Packing an off-kilter sense of humor and keen scientific minds, authors Margaret Mittelbach and Michael Crewdson take off with renowned artist Alexis Rockman on a postmodern safari. Their mission? Tracking down the elusive Tasmanian tiger. This mysterious, striped predator was once the world’s largest carnivorous marsupial. It had a pouch like a kangaroo and a jaw that opened impossibly wide to reveal terrifying choppers. Tragically, this rare and powerful animal was hunted into extinction in the early part of the twentieth century. Or was it?

Journeying first to the Australian mainland and then south to the wild island of Tasmania, these young naturalists brave a series of bizarre misadventures and uproarious wildlife encounters in their obsessive search for the long-lost beast.

From an ancient cave featuring an aboriginal painting of the tiger to a lab in Sydney where maverick scientists are trying to resurrect the animal through cloning, this intrepid trio comes face-to-face with blood-sucking land leeches and venomous bull ants, a misbehaving wallaby who invades their motel room, and a crew of flesh-eating, bone-crunching Tasmanian devils gorging on roadkill.

They bond with trappers, bushwackers, and wildlife experts who refuse to abandon the tiger hunt, despite the paucity of evidence. Sifting through local myths, bar-room banter, and historical accounts, these environmental detectives sweep readers into a world where platypus’ swim, kangaroos roam, and a large predator with a pouch was–or perhaps still is–queen of the jungle.

Filled with Alexis Rockman’s stunning drawings of flora and fauna–-made from soil, wombat scat, and the artist’s own blood–Carnivorous Nights is a hip and hilarious account of an unhinged safari, as well as a fascinating portrayal of a wildly unique part of the world.

Ratings and reviews

5.0
1 review

About the author

MARGARET MITTELBACH and MICHAEL CREWDSON regularly join forces for The New York Times and other publications, employing their dry wit to reveal nature in the strangest of places. Their previous book, Wild New York, uncovered the unsung natural wonders of the city that never sleeps. They give frequent talks and lectures on wildlife, and live in Brooklyn.

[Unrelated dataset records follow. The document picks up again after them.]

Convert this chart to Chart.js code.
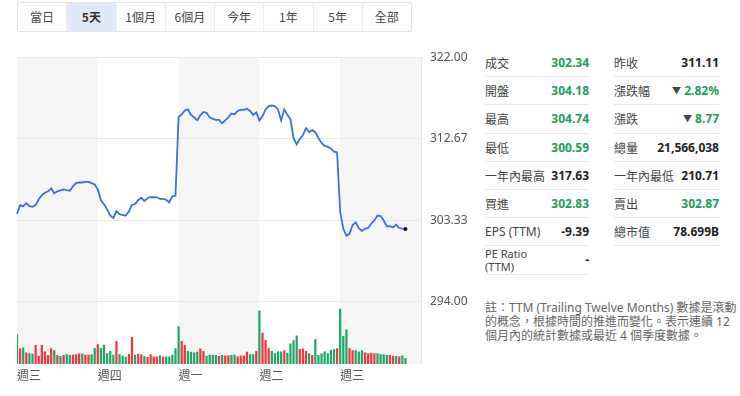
<!DOCTYPE html>
<html>
<head>
<meta charset="utf-8">
<script src="https://cdn.jsdelivr.net/npm/chart.js@4"></script>
<style>
body { margin: 0; width: 740px; height: 396px; overflow: hidden; background: #fff; position: relative;
       font-family: "Noto Sans", "Noto Sans CJK TC", sans-serif; color: #333; }
.tabs { position: absolute; left: 17px; top: 2px; width: 393px; height: 28px; border: 1px solid #e4e4e4;
        border-radius: 2px; display: flex; font-family: "Noto Sans CJK TC", sans-serif; }
.tabs div { flex: 1; text-align: center; line-height: 28px; font-size: 12px; color: #444; border-right: 1px solid #ededed; }
.tabs div:last-child { border-right: none; }
.tabs .on { background: #deeaf9; font-weight: bold; color: #333; }
#wrap { position: absolute; left: 0; top: 50px; width: 475px; height: 346px; }
.col { position: absolute; top: 49px; font-size: 12px; }
.row { height: 28.2px; box-sizing: border-box; border-bottom: 1px solid #e8e8e8; display: flex;
       justify-content: space-between; align-items: center; white-space: nowrap; }
.row span:first-child { font-family: "Noto Sans CJK TC", sans-serif; color: #444; }
.v { font-weight: bold; color: #222; }
.g { color: #1b9e5c; }
.tri { font-size: 9px; vertical-align: 1px; }
.pe { font-size: 11px; line-height: 13px; }
.note { position: absolute; left: 485px; top: 301px; font-size: 12px; line-height: 14.2px; white-space: nowrap;
        color: #666; font-family: "Noto Sans", "Noto Sans CJK TC", sans-serif; }
</style>
</head>
<body>
<div class="tabs">
  <div>當日</div><div class="on">5天</div><div>1個月</div><div>6個月</div><div>今年</div><div>1年</div><div>5年</div><div>全部</div>
</div>
<div id="wrap"><canvas id="priceChart"></canvas></div>

<div class="col" style="left:485px;width:104px">
  <div class="row"><span>成交</span><span class="v g">302.34</span></div>
  <div class="row"><span>開盤</span><span class="v g">304.18</span></div>
  <div class="row"><span>最高</span><span class="v g">304.74</span></div>
  <div class="row"><span>最低</span><span class="v g">300.59</span></div>
  <div class="row"><span>一年內最高</span><span class="v">317.63</span></div>
  <div class="row"><span>買進</span><span class="v g">302.83</span></div>
  <div class="row"><span style="font-family:'Noto Sans'">EPS (TTM)</span><span class="v">-9.39</span></div>
  <div class="row"><span class="pe" style="font-family:'Noto Sans'">PE Ratio<br>(TTM)</span><span class="v">-</span></div>
</div>
<div class="col" style="left:614px;width:105px">
  <div class="row"><span>昨收</span><span class="v">311.11</span></div>
  <div class="row"><span>漲跌幅</span><span class="v g"><span class="tri">▼</span> 2.82%</span></div>
  <div class="row"><span>漲跌</span><span class="v g"><span class="tri">▼</span> 8.77</span></div>
  <div class="row"><span>總量</span><span class="v">21,566,038</span></div>
  <div class="row"><span>一年內最低</span><span class="v">210.71</span></div>
  <div class="row"><span>賣出</span><span class="v g">302.87</span></div>
  <div class="row"><span>總市值</span><span class="v">78.699B</span></div>
</div>
<div class="note">註：TTM (Trailing Twelve Months) 數據是滾動<br>的概念，根據時間的推進而變化。表示連續 12<br>個月內的統計數據或最近 4 個季度數據。</div>

<script>
// 5 trading days, 26 fifteen-minute slots each
const dayNames = ['週三', '週四', '週一', '週二', '週三'];
const slotsPerDay = 26;
const priceTicks = [294, 303.33, 312.67, 322];

const prices = [
    304.05, 305.07, 304.95, 305.29, 304.95, 304.87, 305.07, 305.74, 306.2, 306.48, 306.65, 306.98, 306.42,
    306.65, 306.76, 306.87, 306.79, 306.72, 307.21, 307.6, 307.66, 307.66, 307.72, 307.72, 307.58, 307.44,
    306.87, 305.63, 305.18, 304.56, 303.88, 303.6, 304.39, 304.05, 303.94, 303.88, 304.33, 305.12, 305.18,
    305.63, 305.91, 305.55, 305.86, 305.97, 305.99, 305.97, 305.78, 305.78, 305.69, 305.4, 306.08, 306.14,
    315.15, 315.45, 315.9, 316.02, 315.4, 315.11, 314.77, 315.34, 315.73, 315.64, 315.11, 314.94, 314.83,
    314.83, 314.44, 314.77, 315.11, 315.56, 315.45, 315.85, 315.96, 315.98, 316.11, 315.85, 315.4, 315.68,
    314.77, 315.23, 316.02, 316.41, 316.47, 316.39, 316.02, 314.77, 316.02, 315.4, 314.89, 312.74, 312.03,
    312.63, 313.08, 313.87, 313.42, 313.65, 313.42, 312.74, 312.18, 311.84, 311.73, 311.56, 311.18, 311.11,
    304.3, 302.36, 301.57, 301.79, 302.8, 303.09, 302.41, 302.13, 302.39, 302.47, 302.97, 303.31, 303.88,
    303.82, 303.31, 302.64, 302.66, 302.52, 302.82, 302.45, 302.39, 302.34
];

// volume per slot, thousands of shares
const volumes = [
    1500, 785, 835, 585, 550, 515, 965, 415, 965, 635, 450, 800, 700, 450, 400, 450, 500, 450, 465, 500, 535, 535, 465, 465, 500, 815,
    1000, 815, 975, 540, 665, 465, 1165, 500, 415, 365, 510, 1365, 465, 525, 500, 400, 350, 500, 385, 385, 435, 385, 385, 385, 465, 800,
    1915, 1165, 965, 665, 615, 585, 615, 785, 665, 415, 465, 465, 450, 400, 450, 435, 435, 450, 485, 385, 435, 435, 615, 500, 500, 665,
    2715, 1585, 1215, 800, 665, 550, 650, 635, 700, 565, 1035, 1200, 1450, 765, 785, 665, 550, 450, 1250, 450, 535, 635, 550, 715, 750, 800,
    2800, 1415, 1750, 800, 700, 700, 635, 700, 585, 550, 565, 550, 550, 500, 500, 450, 450, 415, 400, 385, 435, 300
];

// 1 = green bar, 0 = red bar
const volumeUp = [
    1, 0, 1, 0, 1, 1, 0, 0, 0, 0, 0, 0, 1, 0, 1, 0, 1, 1, 0, 0, 0, 1, 0, 0, 1, 1,
    0, 1, 1, 1, 1, 1, 0, 1, 1, 1, 0, 0, 1, 0, 0, 1, 0, 0, 0, 0, 1, 0, 1, 1, 1, 1,
    1, 0, 0, 1, 1, 1, 1, 0, 0, 1, 1, 1, 1, 0, 1, 0, 0, 1, 1, 0, 0, 0, 0, 1, 1, 0,
    1, 0, 0, 0, 1, 1, 1, 1, 0, 1, 1, 1, 1, 0, 0, 0, 1, 0, 1, 1, 1, 1, 1, 1, 1, 0,
    1, 1, 1, 0, 0, 1, 1, 1, 0, 0, 0, 0, 1, 1, 1, 1, 0, 0, 1, 0, 1, 1
];

const labels = [];
dayNames.forEach(function (name) {
    for (let s = 0; s < slotsPerDay; s++) labels.push(s === 0 ? name : '');
});
labels.push('');

const dayBands = {
    id: 'dayBands',
    beforeDraw(chart) {
        const { ctx, chartArea, scales: { x } } = chart;
        ctx.save();
        ctx.fillStyle = '#f5f5f6';
        for (let d = 0; d < dayNames.length; d += 2) {
            const x0 = x.getPixelForValue(d * slotsPerDay);
            const x1 = Math.min(x.getPixelForValue((d + 1) * slotsPerDay), chartArea.right);
            ctx.fillRect(x0, chartArea.top, x1 - x0, chartArea.bottom - chartArea.top);
        }
        ctx.restore();
    }
};

const lastIndex = prices.length - 1;

new Chart(document.getElementById('priceChart'), {
    data: {
        labels: labels,
        datasets: [{
            type: 'line',
            data: prices,
            yAxisID: 'y',
            borderColor: '#3a6fe0',
            borderWidth: 1.8,
            tension: 0,
            pointRadius: ctx => ctx.dataIndex === lastIndex ? 2 : 0,
            pointBackgroundColor: '#111',
            pointBorderWidth: 0,
            order: 0
        }, {
            type: 'bar',
            data: volumes,
            yAxisID: 'yv',
            backgroundColor: volumeUp.map(u => u ? '#1fa865' : '#f0373f'),
            barPercentage: 0.72,
            categoryPercentage: 1,
            order: 1
        }]
    },
    options: {
        responsive: true,
        maintainAspectRatio: false,
        animation: false,
        layout: { padding: { left: 17, top: 0, bottom: 9.6, right: 0 } },
        plugins: { legend: { display: false }, tooltip: { enabled: false } },
        scales: {
            x: {
                type: 'category',
                offset: false,
                grid: { display: false, drawTicks: false },
                border: { display: false },
                ticks: {
                    autoSkip: false,
                    maxRotation: 0,
                    align: 'start',
                    padding: 4,
                    color: '#555',
                    font: { family: '"Noto Sans CJK TC"', size: 12 }
                }
            },
            y: {
                position: 'right',
                stack: 'pv',
                stackWeight: 248,
                min: 294,
                max: 322,
                afterBuildTicks: scale => { scale.ticks = priceTicks.map(v => ({ value: v })); },
                afterFit: scale => { scale.width = 54; },
                grid: { color: '#e9e9e9', drawTicks: true, tickLength: 9, tickColor: 'rgba(0,0,0,0)' },
                border: { color: '#e4e4e4' },
                ticks: {
                    padding: 0,
                    color: '#555',
                    font: { family: '"Noto Sans"', size: 12 },
                    callback: v => Number(v).toFixed(2)
                }
            },
            yv: {
                position: 'right',
                stack: 'pv',
                stackWeight: 63,
                min: 0,
                max: 3150,
                afterFit: scale => { scale.width = 54; },
                grid: { display: false, drawTicks: false },
                border: { color: '#e4e4e4' },
                ticks: { display: false }
            }
        }
    },
    plugins: [dayBands]
});
</script>
</body>
</html>
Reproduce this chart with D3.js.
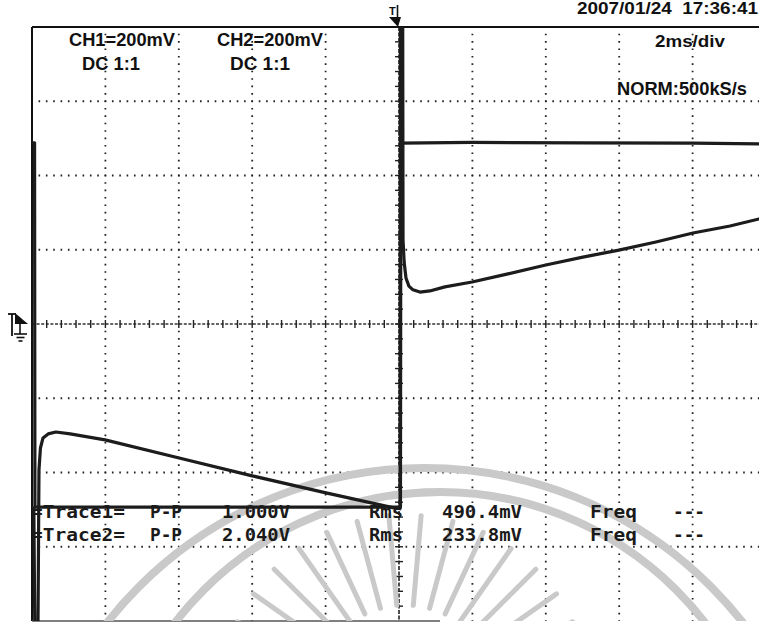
<!DOCTYPE html>
<html><head><meta charset="utf-8">
<script src="https://cdn.jsdelivr.net/npm/d3@7"></script>
<style>body{margin:0;background:#fff}svg{display:block}</style>
</head><body>
<svg id="c" width="759" height="622"></svg>
<script>
// ---- data (time in ms, voltage in mV) ----
const gridTimes = [-8, -6, -4, -2, 2, 4, 6, 8];
const gridVolts = [-600, -400, -200, 200, 400, 600];
const ch1Time = [-10, -9.93, -9.92, 0.04, 0.05, 2, 5, 8, 9.81, 10];
const ch1mV   = [488, 488, -493, -493, 487, 489, 488, 487, 485, 485];
const ch2Time = [-10, -9.95, -9.92, -9.84, -9.81, -9.77, -9.70, -9.56, -9.35, -8.96, -8.01, -5.99, -4.0, -1.99, -0.11, 0.03,
                 0.04, 0.10, 0.11, 0.14, 0.19, 0.27, 0.38, 0.57, 0.84, 1.25, 1.99, 2.97, 4.0, 5.01, 5.99, 7.0, 8.01, 9.02, 9.81, 10];
const ch2mV   = [-496, -496, -860, -860, -393, -334, -307, -296, -291, -296, -312, -361, -409, -455, -496, -496,
                 860, 860, 226, 167, 124, 102, 92, 86, 89, 100, 113, 135, 159, 180, 199, 221, 245, 264, 283, 288];
const headerTexts = ["CH1=200mV", "DC 1:1", "CH2=200mV", "DC 1:1", "2007/01/24  17:36:41", "2ms/div", "NORM:500kS/s"];
const row1Texts = ["=Trace1=", "P-P", "1.000V", "Rms", "490.4mV", "Freq", "---"];
const row2Texts = ["=Trace2=", "P-P", "2.040V", "Rms", "233.8mV", "Freq", "---"];

// ---- layout ----
const X0 = 32, X1 = 766, Y0 = 27, Y1 = 621, W = 759;
const svg = d3.select("#c");
const x = d3.scaleLinear().domain([-10, 10]).range([X0, X1]);
const y = d3.scaleLinear().domain([-800, 800]).range([Y1, Y0]);

svg.append("defs").append("clipPath").attr("id", "plot")
  .append("rect").attr("x", X0).attr("y", Y0).attr("width", W - X0).attr("height", Y1 - Y0);

// grid (dotted)
const grid = svg.append("g");
grid.selectAll("line.v").data(gridTimes).join("line").attr("class", "v")
  .attr("x1", d => x(d)).attr("x2", d => x(d)).attr("y1", Y0).attr("y2", Y1)
  .attr("stroke", "#222").attr("stroke-width", 1.8)
  .attr("stroke-dasharray", "1.6 5.825").attr("stroke-dashoffset", 0.8);
grid.selectAll("line.h").data(gridVolts).join("line").attr("class", "h")
  .attr("x1", X0).attr("x2", W).attr("y1", d => y(d)).attr("y2", d => y(d))
  .attr("stroke", "#222").attr("stroke-width", 1.8)
  .attr("stroke-dasharray", "1.6 5.74").attr("stroke-dashoffset", 0.8);

// center axes with minor ticks
grid.append("line").attr("x1", X0).attr("x2", W).attr("y1", y(0)).attr("y2", y(0))
  .attr("stroke", "#333").attr("stroke-width", 1.4).attr("stroke-dasharray", "3 1.6");
grid.selectAll("line.tx").data(d3.range(-9.6, 10, 0.4)).join("line").attr("class", "tx")
  .attr("x1", d => x(d)).attr("x2", d => x(d)).attr("y1", y(0) - 4).attr("y2", y(0) + 4)
  .attr("stroke", "#222").attr("stroke-width", 1.4);
grid.append("line").attr("x1", x(0)).attr("x2", x(0)).attr("y1", Y0).attr("y2", Y1)
  .attr("stroke", "#222").attr("stroke-width", 1.6).attr("stroke-dasharray", "4 1.5");
grid.selectAll("line.ty").data(d3.range(-760, 800, 40)).join("line").attr("class", "ty")
  .attr("x1", x(0) - 4).attr("x2", x(0) + 4).attr("y1", d => y(d)).attr("y2", d => y(d))
  .attr("stroke", "#222").attr("stroke-width", 1.4);

// frame
svg.append("line").attr("x1", X0).attr("x2", W).attr("y1", Y0).attr("y2", Y0).attr("stroke", "#111").attr("stroke-width", 2);
svg.append("line").attr("x1", X0).attr("x2", X0).attr("y1", Y0).attr("y2", Y1).attr("stroke", "#111").attr("stroke-width", 2);
svg.append("line").attr("x1", X0).attr("x2", 440).attr("y1", Y1).attr("y2", Y1).attr("stroke", "#555").attr("stroke-width", 1.5);

// watermark (light grey emblem)
const wm = svg.append("g").attr("clip-path", "url(#plot)").attr("fill", "none").attr("stroke", "#c9c9c9");
wm.append("circle").attr("cx", 425).attr("cy", 872).attr("r", 404).attr("stroke-width", 8);
wm.append("circle").attr("cx", 440).attr("cy", 826).attr("r", 334).attr("stroke-width", 8);
d3.range(-165, -14, 10).forEach(a => {
  const r = a * Math.PI / 180, cx = 405, cy = 700;
  wm.append("line")
    .attr("x1", cx + 95 * Math.cos(r)).attr("y1", cy + 95 * Math.sin(r))
    .attr("x2", cx + 185 * Math.cos(r)).attr("y2", cy + 185 * Math.sin(r))
    .attr("stroke-width", 5).attr("stroke-linecap", "round");
});

// traces
const line = d3.line().x(d => x(d[0])).y(d => y(d[1]));
const tr = svg.append("g").attr("clip-path", "url(#plot)").attr("fill", "none")
  .attr("stroke-linejoin", "round").attr("stroke-linecap", "round");
tr.append("path").datum(d3.zip(ch1Time, ch1mV)).attr("d", line).attr("stroke", "#1c1c1c").attr("stroke-width", 3.2);
tr.append("path").datum(d3.zip(ch2Time, ch2mV)).attr("d", line).attr("stroke", "#1c1c1c").attr("stroke-width", 3.2);

// header texts
const sans = "'Liberation Sans', Arial, sans-serif";
const hdr = [
  [69, 46, 106, 18], [82, 70, 58, 18], [217, 46, 106, 18], [230, 70, 60, 18],
  [577, 14, 181, 16], [655, 47, 70, 17], [617, 95, 130, 18]
];
svg.append("g").selectAll("text").data(headerTexts).join("text")
  .attr("x", (d, i) => hdr[i][0]).attr("y", (d, i) => hdr[i][1])
  .attr("textLength", (d, i) => hdr[i][2]).attr("lengthAdjust", "spacingAndGlyphs")
  .attr("font-size", (d, i) => hdr[i][3]).attr("font-family", sans).attr("font-weight", "bold")
  .attr("fill", "#111").style("white-space", "pre").text(d => d);

// measurement rows
const mono = "'DejaVu Sans Mono', 'Liberation Mono', monospace";
const cols = [[31, 94], [150, 32], [222, 68], [369, 34], [442, 80], [590, 47], [673, 32]];
[[row1Texts, 518], [row2Texts, 541]].forEach(([txts, by]) => {
  svg.append("g").selectAll("text").data(txts).join("text")
    .attr("x", (d, i) => cols[i][0]).attr("y", by)
    .attr("textLength", (d, i) => cols[i][1]).attr("lengthAdjust", "spacingAndGlyphs")
    .attr("font-size", 17.5).attr("font-family", mono).attr("font-weight", "bold")
    .attr("fill", "#1a1a1a").text(d => d);
});

// trigger position marker (top)
const tm = svg.append("g").attr("fill", "#111").attr("stroke", "#111");
tm.append("text").attr("x", 389).attr("y", 15).attr("font-size", 11).attr("font-family", sans)
  .attr("font-weight", "bold").attr("stroke", "none").text("T");
tm.append("line").attr("x1", 397.5).attr("x2", 397.5).attr("y1", 5).attr("y2", 24).attr("stroke-width", 1.6);
tm.append("path").attr("d", "M389,17 L401,17 L398,27 Z").attr("stroke", "none");

// level / ground marker (left)
const lm = svg.append("g").attr("stroke", "#111").attr("fill", "#111");
lm.append("line").attr("x1", 8).attr("x2", 16).attr("y1", 314).attr("y2", 314).attr("stroke-width", 1.8);
lm.append("line").attr("x1", 12).attr("x2", 12).attr("y1", 314).attr("y2", 336).attr("stroke-width", 1.8);
lm.append("path").attr("d", "M15,313 L28,324 L15,324 Z").attr("stroke", "none");
lm.append("line").attr("x1", 20).attr("x2", 20).attr("y1", 324).attr("y2", 334).attr("stroke-width", 1.6);
lm.append("line").attr("x1", 14).attr("x2", 27).attr("y1", 334).attr("y2", 334).attr("stroke-width", 1.6);
lm.append("line").attr("x1", 16.5).attr("x2", 24.5).attr("y1", 337.5).attr("y2", 337.5).attr("stroke-width", 1.6);
lm.append("line").attr("x1", 18.5).attr("x2", 22.5).attr("y1", 341).attr("y2", 341).attr("stroke-width", 1.6);
</script>
</body></html>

Alexis Rockman’s artwork examines the history of how nature is portrayed, and is in the collections of the Whitney Museum of American Art, the Guggenheim Museum, the Museum of Contemporary Art in Los Angeles, the Boston Museum of Fine Arts, and London’s Saatchi Collection. He has also contributed artwork to several books, including Future Evolution, by Peter Ward, a prediction of the future of the global ecosystem. He lives and works in New York and has traveled around the world experiencing the wild firsthand.